* **WRITTEN TASK**
Write out the data again exactly, skipping every picture.

* **DATA SHOWN**

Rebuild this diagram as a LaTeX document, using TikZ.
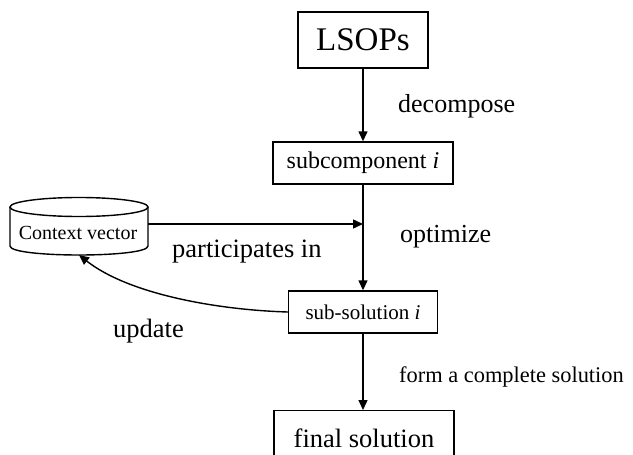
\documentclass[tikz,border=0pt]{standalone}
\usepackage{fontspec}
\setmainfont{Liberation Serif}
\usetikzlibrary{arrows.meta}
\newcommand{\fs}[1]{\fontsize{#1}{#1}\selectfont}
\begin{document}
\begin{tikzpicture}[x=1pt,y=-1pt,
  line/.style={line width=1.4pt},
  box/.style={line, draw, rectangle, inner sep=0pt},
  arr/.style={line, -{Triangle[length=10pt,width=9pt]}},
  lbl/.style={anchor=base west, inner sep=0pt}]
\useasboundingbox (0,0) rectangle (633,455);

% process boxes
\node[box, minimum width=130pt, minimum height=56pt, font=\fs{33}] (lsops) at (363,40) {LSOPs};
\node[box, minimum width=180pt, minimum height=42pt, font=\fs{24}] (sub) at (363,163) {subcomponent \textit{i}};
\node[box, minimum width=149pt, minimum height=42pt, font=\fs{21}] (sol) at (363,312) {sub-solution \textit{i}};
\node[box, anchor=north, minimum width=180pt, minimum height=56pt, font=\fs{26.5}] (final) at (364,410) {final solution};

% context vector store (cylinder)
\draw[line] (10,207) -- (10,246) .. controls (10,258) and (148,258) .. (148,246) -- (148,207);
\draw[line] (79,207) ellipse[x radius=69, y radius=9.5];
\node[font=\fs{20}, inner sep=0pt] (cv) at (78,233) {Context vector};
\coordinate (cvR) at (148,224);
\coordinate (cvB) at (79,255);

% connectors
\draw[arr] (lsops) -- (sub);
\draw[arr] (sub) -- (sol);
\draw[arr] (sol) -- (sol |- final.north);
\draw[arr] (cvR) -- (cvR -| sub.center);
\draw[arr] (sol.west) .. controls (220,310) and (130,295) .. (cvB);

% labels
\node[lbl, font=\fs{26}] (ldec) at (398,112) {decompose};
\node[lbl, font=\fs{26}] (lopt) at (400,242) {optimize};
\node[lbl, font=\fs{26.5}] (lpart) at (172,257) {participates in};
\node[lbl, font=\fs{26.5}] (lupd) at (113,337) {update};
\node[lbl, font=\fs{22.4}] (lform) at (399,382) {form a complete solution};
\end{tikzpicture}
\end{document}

* **COMPLETED TASK**
Rebuild this diagram as a LaTeX document, using TikZ.
\documentclass[tikz,border=0pt]{standalone}
\usepackage{fontspec}
\setmainfont{Liberation Serif}
\usetikzlibrary{arrows.meta}
\newcommand{\fs}[1]{\fontsize{#1}{#1}\selectfont}
\begin{document}
\begin{tikzpicture}[x=1pt,y=-1pt,
  line/.style={line width=1.4pt},
  box/.style={line, draw, rectangle, inner sep=0pt},
  arr/.style={line, -{Triangle[length=10pt,width=9pt]}},
  lbl/.style={anchor=base west, inner sep=0pt}]
\useasboundingbox (0,0) rectangle (633,455);

% process boxes
\node[box, minimum width=130pt, minimum height=56pt, font=\fs{33}] (lsops) at (363,40) {LSOPs};
\node[box, minimum width=180pt, minimum height=42pt, font=\fs{24}] (sub) at (363,163) {subcomponent \textit{i}};
\node[box, minimum width=149pt, minimum height=42pt, font=\fs{21}] (sol) at (363,312) {sub-solution \textit{i}};
\node[box, anchor=north, minimum width=180pt, minimum height=56pt, font=\fs{26.5}] (final) at (364,410) {final solution};

% context vector store (cylinder)
\draw[line] (10,207) -- (10,246) .. controls (10,258) and (148,258) .. (148,246) -- (148,207);
\draw[line] (79,207) ellipse[x radius=69, y radius=9.5];
\node[font=\fs{20}, inner sep=0pt] (cv) at (78,233) {Context vector};
\coordinate (cvR) at (148,224);
\coordinate (cvB) at (79,255);

% connectors
\draw[arr] (lsops) -- (sub);
\draw[arr] (sub) -- (sol);
\draw[arr] (sol) -- (sol |- final.north);
\draw[arr] (cvR) -- (cvR -| sub.center);
\draw[arr] (sol.west) .. controls (220,310) and (130,295) .. (cvB);

% labels
\node[lbl, font=\fs{26}] (ldec) at (398,112) {decompose};
\node[lbl, font=\fs{26}] (lopt) at (400,242) {optimize};
\node[lbl, font=\fs{26.5}] (lpart) at (172,257) {participates in};
\node[lbl, font=\fs{26.5}] (lupd) at (113,337) {update};
\node[lbl, font=\fs{22.4}] (lform) at (399,382) {form a complete solution};
\end{tikzpicture}
\end{document}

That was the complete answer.